PROBLEM DETAILS:
Drop the pictures and give back word for word the lines from the line holding "Convert this chart" to the line holding "b_30h = [11.2, 11.6, 15.6, 18.2, 26.6]", both included.

RECORDS PROVIDED:
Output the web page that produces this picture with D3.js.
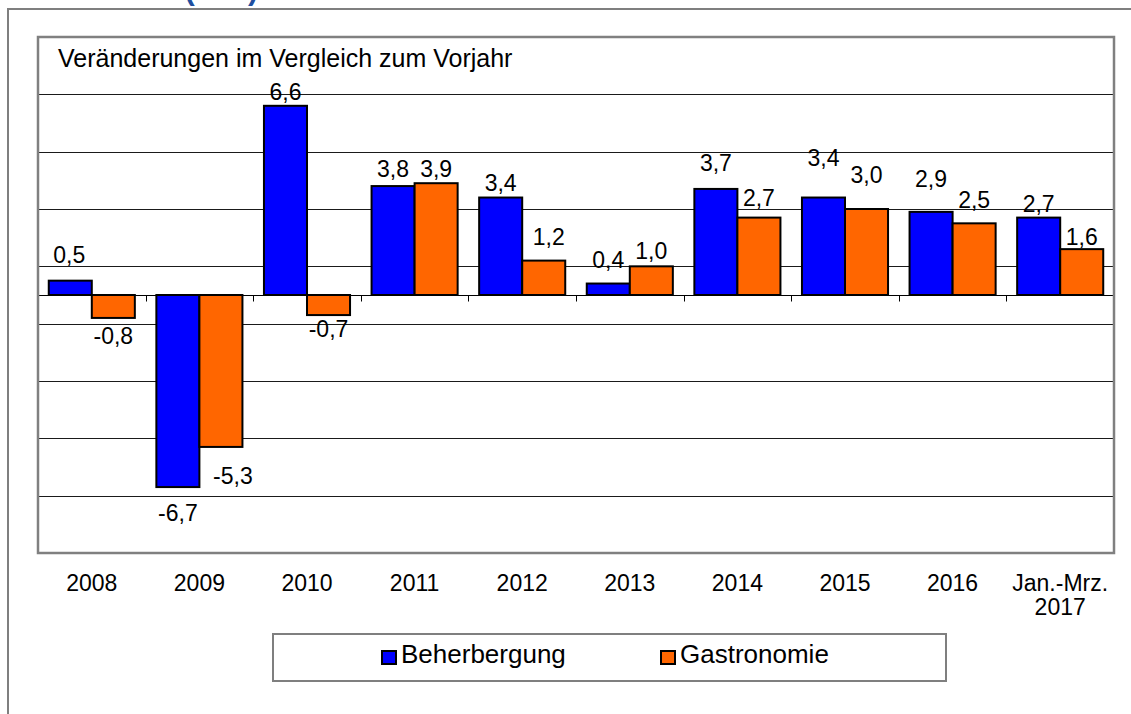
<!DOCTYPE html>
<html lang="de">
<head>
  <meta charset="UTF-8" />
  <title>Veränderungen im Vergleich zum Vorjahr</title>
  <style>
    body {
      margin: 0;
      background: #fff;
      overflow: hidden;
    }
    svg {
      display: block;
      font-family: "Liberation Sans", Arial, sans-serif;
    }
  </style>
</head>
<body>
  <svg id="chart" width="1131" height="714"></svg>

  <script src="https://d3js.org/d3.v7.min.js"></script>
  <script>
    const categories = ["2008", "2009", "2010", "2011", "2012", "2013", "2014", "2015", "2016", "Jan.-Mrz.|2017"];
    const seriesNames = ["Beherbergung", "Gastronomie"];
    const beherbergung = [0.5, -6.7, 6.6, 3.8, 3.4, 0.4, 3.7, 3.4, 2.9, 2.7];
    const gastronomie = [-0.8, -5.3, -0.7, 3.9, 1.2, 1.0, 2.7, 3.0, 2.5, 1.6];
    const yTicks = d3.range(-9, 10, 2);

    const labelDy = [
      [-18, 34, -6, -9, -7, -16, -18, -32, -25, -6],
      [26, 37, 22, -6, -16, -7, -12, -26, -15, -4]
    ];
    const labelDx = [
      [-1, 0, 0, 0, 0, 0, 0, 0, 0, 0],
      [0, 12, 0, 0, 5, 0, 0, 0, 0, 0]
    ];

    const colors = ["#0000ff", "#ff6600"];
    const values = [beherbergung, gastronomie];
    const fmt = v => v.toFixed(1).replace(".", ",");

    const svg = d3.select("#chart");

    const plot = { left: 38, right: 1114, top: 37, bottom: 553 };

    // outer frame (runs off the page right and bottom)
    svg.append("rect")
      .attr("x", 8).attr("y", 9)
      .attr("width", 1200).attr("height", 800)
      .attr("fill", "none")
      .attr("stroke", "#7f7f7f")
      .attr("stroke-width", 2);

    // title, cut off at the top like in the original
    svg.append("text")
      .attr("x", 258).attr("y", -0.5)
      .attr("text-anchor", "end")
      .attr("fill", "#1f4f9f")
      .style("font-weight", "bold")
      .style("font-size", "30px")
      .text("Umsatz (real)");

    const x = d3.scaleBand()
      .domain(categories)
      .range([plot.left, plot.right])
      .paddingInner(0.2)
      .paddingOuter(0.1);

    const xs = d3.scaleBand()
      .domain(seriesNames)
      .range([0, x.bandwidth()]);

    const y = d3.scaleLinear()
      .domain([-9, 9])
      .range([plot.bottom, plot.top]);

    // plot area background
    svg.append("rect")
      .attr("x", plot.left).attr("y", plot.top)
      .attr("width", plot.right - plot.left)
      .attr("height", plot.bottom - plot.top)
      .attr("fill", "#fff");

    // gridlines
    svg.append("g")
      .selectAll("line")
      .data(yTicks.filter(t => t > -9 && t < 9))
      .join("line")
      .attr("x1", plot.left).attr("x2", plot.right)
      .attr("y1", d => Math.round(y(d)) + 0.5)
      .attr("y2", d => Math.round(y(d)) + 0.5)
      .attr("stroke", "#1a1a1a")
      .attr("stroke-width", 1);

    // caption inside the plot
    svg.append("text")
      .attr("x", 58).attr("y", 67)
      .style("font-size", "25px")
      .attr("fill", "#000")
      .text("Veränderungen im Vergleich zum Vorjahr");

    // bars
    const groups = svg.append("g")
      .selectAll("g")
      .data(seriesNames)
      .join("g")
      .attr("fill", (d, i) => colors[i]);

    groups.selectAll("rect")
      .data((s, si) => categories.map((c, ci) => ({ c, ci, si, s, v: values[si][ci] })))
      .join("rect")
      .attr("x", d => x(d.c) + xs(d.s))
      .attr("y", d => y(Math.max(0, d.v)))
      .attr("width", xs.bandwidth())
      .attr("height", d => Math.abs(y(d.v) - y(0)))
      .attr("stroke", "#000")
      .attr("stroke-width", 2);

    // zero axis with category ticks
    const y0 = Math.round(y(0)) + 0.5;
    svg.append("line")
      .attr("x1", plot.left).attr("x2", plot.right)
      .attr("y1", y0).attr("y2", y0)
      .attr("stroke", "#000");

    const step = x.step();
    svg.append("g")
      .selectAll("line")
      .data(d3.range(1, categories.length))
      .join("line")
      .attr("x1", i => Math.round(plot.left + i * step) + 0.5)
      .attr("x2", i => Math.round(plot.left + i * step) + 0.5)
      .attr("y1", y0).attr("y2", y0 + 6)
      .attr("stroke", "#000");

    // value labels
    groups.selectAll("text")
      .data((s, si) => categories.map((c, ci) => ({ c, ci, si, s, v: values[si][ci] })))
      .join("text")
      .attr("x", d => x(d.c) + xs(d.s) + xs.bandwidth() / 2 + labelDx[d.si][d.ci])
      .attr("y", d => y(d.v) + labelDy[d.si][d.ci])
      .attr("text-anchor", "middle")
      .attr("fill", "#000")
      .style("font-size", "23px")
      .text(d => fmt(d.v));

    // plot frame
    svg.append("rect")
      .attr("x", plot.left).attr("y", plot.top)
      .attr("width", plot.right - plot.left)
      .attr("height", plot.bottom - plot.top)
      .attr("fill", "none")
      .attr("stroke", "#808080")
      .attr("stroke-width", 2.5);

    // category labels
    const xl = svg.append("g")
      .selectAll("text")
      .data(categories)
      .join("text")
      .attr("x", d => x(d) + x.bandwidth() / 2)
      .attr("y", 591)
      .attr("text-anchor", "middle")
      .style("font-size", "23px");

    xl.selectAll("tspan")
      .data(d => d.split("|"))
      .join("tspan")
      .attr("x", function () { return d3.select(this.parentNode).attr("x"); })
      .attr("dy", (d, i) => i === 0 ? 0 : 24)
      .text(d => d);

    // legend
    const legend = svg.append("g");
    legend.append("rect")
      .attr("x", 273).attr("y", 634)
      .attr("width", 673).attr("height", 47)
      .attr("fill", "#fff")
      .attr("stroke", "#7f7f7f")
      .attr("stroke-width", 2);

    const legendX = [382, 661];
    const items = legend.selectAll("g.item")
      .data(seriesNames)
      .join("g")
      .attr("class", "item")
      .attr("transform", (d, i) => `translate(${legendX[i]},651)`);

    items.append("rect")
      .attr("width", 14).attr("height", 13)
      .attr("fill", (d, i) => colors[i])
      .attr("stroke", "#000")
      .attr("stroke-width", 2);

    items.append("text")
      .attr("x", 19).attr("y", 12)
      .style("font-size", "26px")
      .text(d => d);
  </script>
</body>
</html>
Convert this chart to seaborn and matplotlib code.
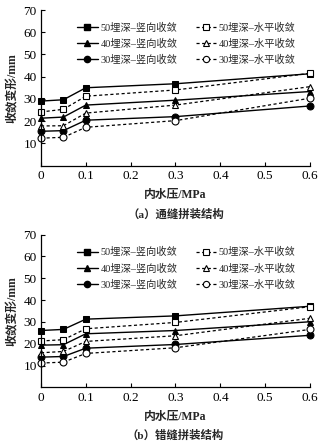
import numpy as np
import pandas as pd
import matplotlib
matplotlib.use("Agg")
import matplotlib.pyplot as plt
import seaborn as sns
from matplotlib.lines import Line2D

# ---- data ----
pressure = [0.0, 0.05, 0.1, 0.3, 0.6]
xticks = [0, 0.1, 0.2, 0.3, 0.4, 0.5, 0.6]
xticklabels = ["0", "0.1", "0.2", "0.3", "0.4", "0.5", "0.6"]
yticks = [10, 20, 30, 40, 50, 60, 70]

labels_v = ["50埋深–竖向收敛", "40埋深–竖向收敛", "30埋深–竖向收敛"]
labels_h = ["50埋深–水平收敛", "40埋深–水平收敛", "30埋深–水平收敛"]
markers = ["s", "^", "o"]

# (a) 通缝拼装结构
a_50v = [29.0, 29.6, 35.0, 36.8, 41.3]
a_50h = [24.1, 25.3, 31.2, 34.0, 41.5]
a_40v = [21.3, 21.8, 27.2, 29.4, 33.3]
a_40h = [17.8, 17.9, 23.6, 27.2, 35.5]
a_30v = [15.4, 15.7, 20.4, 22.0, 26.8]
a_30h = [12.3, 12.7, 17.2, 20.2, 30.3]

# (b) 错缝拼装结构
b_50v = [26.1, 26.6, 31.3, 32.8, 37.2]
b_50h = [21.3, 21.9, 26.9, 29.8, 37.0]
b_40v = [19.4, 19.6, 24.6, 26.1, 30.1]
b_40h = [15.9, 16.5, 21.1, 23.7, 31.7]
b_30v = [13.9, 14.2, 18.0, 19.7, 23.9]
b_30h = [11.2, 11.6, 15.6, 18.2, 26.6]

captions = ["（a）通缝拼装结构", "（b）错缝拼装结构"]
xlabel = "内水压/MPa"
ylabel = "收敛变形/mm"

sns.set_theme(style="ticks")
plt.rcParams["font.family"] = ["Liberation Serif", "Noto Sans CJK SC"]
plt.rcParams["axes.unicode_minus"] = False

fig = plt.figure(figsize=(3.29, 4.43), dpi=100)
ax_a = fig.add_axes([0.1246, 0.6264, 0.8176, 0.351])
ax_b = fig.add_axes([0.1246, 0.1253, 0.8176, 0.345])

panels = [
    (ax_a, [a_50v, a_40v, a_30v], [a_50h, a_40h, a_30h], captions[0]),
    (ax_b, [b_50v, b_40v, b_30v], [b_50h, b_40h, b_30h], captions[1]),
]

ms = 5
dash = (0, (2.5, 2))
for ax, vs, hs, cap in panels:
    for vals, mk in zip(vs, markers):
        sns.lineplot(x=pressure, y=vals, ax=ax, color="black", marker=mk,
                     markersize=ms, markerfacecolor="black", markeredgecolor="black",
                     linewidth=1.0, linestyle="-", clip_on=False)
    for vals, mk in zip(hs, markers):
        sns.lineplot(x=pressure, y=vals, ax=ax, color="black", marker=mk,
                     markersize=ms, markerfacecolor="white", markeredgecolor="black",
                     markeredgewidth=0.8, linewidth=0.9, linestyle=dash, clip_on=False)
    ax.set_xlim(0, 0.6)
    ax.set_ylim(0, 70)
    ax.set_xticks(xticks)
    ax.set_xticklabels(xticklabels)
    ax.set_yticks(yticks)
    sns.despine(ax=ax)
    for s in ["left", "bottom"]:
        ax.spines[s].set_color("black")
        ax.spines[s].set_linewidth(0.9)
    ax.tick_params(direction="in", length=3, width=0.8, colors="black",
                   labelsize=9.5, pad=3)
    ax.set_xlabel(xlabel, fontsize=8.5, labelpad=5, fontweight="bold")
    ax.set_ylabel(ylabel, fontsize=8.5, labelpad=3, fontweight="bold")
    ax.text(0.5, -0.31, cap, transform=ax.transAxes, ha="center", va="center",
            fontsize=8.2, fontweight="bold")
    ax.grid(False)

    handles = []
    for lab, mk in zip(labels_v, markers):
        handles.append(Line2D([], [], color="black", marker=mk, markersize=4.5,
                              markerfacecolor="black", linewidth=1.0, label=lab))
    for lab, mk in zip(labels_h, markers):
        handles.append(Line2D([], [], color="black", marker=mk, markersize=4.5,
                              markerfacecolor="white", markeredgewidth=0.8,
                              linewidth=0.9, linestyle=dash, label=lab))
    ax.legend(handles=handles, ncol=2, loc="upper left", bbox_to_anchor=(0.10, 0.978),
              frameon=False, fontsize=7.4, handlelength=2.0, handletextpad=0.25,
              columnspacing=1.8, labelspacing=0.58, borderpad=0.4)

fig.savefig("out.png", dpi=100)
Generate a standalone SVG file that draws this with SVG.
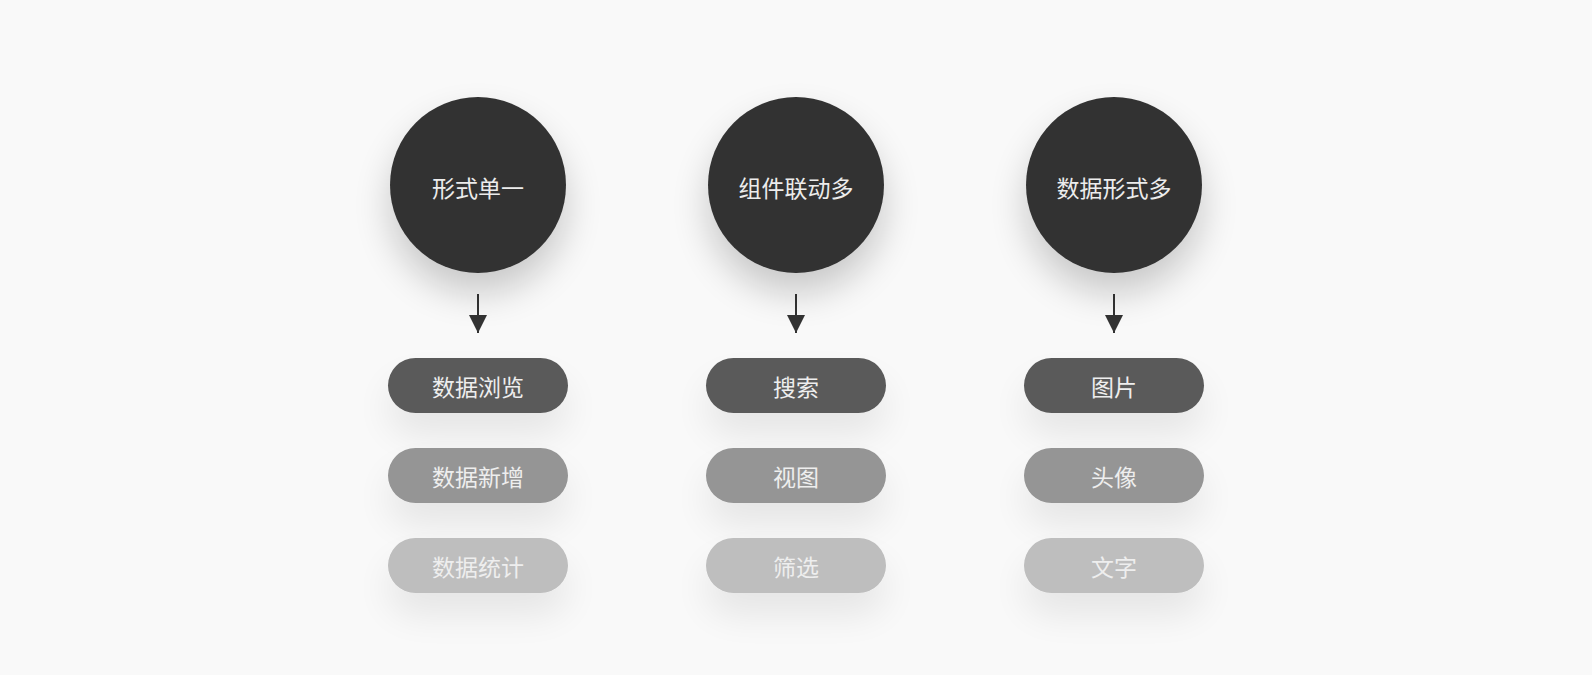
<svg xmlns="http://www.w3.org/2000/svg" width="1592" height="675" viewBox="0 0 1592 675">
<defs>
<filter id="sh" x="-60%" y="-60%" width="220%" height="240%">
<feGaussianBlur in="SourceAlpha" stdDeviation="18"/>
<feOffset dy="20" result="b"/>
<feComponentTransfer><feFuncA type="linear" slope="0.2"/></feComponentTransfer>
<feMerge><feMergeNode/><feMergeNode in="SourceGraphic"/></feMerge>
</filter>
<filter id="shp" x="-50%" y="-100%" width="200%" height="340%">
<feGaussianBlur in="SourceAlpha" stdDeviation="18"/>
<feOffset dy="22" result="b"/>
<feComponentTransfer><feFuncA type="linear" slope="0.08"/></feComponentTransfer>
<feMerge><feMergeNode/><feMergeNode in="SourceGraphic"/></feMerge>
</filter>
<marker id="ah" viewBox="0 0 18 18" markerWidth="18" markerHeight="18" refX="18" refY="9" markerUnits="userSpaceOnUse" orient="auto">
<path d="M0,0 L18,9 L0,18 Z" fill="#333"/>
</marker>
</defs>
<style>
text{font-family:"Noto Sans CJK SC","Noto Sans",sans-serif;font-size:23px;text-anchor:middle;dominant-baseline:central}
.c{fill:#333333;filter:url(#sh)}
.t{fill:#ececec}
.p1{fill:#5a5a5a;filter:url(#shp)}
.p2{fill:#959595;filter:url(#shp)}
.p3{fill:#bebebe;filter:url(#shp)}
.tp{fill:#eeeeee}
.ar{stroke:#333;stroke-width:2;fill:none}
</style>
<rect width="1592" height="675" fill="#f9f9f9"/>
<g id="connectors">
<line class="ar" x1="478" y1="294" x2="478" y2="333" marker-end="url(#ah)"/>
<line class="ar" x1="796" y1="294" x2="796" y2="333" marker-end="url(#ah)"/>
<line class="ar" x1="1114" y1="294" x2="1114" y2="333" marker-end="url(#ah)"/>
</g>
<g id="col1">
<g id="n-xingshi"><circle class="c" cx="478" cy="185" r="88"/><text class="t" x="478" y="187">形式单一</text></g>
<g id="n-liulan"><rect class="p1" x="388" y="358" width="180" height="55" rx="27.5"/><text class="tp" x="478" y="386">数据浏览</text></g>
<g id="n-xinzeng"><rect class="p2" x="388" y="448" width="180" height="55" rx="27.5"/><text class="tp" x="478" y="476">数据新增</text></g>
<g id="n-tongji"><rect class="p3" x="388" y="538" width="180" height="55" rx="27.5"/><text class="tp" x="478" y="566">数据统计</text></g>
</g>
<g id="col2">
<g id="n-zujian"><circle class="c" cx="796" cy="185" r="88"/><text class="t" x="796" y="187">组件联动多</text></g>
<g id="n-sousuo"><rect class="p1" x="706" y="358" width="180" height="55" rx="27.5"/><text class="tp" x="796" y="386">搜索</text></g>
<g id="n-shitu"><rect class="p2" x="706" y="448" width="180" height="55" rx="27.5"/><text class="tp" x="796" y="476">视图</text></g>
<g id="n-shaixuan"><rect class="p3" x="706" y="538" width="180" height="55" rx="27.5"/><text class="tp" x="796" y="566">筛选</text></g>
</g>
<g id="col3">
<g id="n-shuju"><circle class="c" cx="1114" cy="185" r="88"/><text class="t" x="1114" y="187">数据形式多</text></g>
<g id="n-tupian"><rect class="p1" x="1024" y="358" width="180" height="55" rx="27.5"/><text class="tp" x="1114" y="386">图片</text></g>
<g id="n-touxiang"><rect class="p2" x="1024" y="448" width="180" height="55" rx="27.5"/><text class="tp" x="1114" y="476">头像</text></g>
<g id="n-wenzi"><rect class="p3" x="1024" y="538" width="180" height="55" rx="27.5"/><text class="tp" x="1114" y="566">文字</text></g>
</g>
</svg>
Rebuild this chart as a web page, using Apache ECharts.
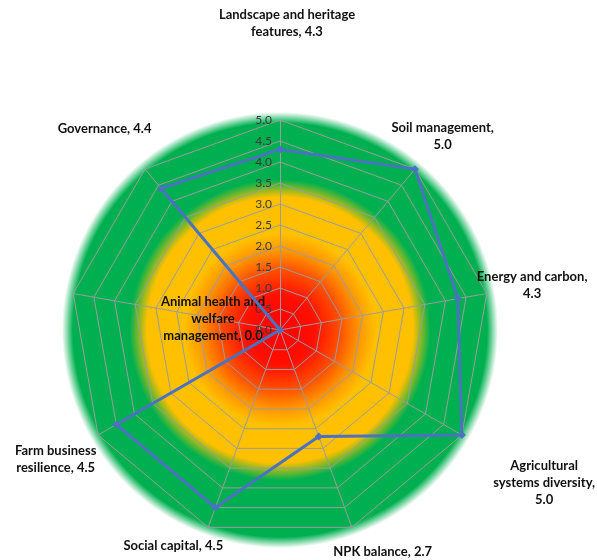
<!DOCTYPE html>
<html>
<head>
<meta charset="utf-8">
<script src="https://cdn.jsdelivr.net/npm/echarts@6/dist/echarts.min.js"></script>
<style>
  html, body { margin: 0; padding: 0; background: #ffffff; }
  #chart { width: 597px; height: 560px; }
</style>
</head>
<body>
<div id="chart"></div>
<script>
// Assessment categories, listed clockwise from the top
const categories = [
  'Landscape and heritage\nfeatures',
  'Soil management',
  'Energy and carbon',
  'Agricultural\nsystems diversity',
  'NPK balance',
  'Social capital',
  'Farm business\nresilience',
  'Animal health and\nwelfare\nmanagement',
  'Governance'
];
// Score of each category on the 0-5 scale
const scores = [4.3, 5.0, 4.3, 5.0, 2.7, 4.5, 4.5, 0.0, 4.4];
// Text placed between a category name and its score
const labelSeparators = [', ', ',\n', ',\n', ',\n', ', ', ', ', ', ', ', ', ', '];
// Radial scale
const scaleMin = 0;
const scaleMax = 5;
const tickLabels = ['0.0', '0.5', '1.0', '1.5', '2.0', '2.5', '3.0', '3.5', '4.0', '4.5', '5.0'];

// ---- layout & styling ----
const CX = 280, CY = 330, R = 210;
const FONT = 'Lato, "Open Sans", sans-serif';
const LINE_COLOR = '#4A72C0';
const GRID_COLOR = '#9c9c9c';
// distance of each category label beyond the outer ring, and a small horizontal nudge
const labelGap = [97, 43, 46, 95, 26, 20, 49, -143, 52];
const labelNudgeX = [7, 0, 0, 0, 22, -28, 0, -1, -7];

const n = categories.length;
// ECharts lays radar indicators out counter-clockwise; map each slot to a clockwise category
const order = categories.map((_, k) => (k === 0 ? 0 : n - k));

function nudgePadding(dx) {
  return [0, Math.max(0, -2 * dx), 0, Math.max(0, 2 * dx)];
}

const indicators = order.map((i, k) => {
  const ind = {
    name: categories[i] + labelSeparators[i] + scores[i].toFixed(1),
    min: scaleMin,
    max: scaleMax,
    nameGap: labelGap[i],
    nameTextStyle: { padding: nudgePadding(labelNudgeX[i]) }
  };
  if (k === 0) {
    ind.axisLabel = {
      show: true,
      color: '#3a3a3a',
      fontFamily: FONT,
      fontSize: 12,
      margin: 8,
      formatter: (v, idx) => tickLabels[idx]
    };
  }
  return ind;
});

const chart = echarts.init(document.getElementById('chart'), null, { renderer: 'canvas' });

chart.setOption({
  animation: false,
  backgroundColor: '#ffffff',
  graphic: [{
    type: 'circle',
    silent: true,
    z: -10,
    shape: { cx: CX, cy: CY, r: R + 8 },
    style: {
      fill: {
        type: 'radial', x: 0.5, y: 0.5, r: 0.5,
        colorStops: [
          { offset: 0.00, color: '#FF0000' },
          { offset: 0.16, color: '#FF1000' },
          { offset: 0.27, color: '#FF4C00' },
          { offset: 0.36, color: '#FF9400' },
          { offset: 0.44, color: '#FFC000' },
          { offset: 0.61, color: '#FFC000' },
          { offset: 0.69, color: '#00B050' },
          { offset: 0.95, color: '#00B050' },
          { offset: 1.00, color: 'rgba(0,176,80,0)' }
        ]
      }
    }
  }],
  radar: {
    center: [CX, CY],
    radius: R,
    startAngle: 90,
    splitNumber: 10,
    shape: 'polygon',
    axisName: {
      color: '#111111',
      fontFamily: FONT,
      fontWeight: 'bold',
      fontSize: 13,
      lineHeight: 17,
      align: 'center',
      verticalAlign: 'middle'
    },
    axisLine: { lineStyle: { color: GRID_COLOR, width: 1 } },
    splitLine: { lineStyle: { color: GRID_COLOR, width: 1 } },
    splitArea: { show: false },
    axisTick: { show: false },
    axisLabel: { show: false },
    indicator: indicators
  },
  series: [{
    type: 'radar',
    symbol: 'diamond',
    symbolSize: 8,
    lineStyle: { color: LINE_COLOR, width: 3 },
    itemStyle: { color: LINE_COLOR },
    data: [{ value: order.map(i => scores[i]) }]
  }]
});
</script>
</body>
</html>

WRITTEN ANSWER:
Convert this chart to seaborn and matplotlib code.
import numpy as np
import pandas as pd
import matplotlib
matplotlib.use("Agg")
import matplotlib.pyplot as plt
import seaborn as sns
from matplotlib.lines import Line2D

# ---- data ----
pressure = [0.0, 0.05, 0.1, 0.3, 0.6]
xticks = [0, 0.1, 0.2, 0.3, 0.4, 0.5, 0.6]
xticklabels = ["0", "0.1", "0.2", "0.3", "0.4", "0.5", "0.6"]
yticks = [10, 20, 30, 40, 50, 60, 70]

labels_v = ["50埋深–竖向收敛", "40埋深–竖向收敛", "30埋深–竖向收敛"]
labels_h = ["50埋深–水平收敛", "40埋深–水平收敛", "30埋深–水平收敛"]
markers = ["s", "^", "o"]

# (a) 通缝拼装结构
a_50v = [29.0, 29.6, 35.0, 36.8, 41.3]
a_50h = [24.1, 25.3, 31.2, 34.0, 41.5]
a_40v = [21.3, 21.8, 27.2, 29.4, 33.3]
a_40h = [17.8, 17.9, 23.6, 27.2, 35.5]
a_30v = [15.4, 15.7, 20.4, 22.0, 26.8]
a_30h = [12.3, 12.7, 17.2, 20.2, 30.3]

# (b) 错缝拼装结构
b_50v = [26.1, 26.6, 31.3, 32.8, 37.2]
b_50h = [21.3, 21.9, 26.9, 29.8, 37.0]
b_40v = [19.4, 19.6, 24.6, 26.1, 30.1]
b_40h = [15.9, 16.5, 21.1, 23.7, 31.7]
b_30v = [13.9, 14.2, 18.0, 19.7, 23.9]
b_30h = [11.2, 11.6, 15.6, 18.2, 26.6]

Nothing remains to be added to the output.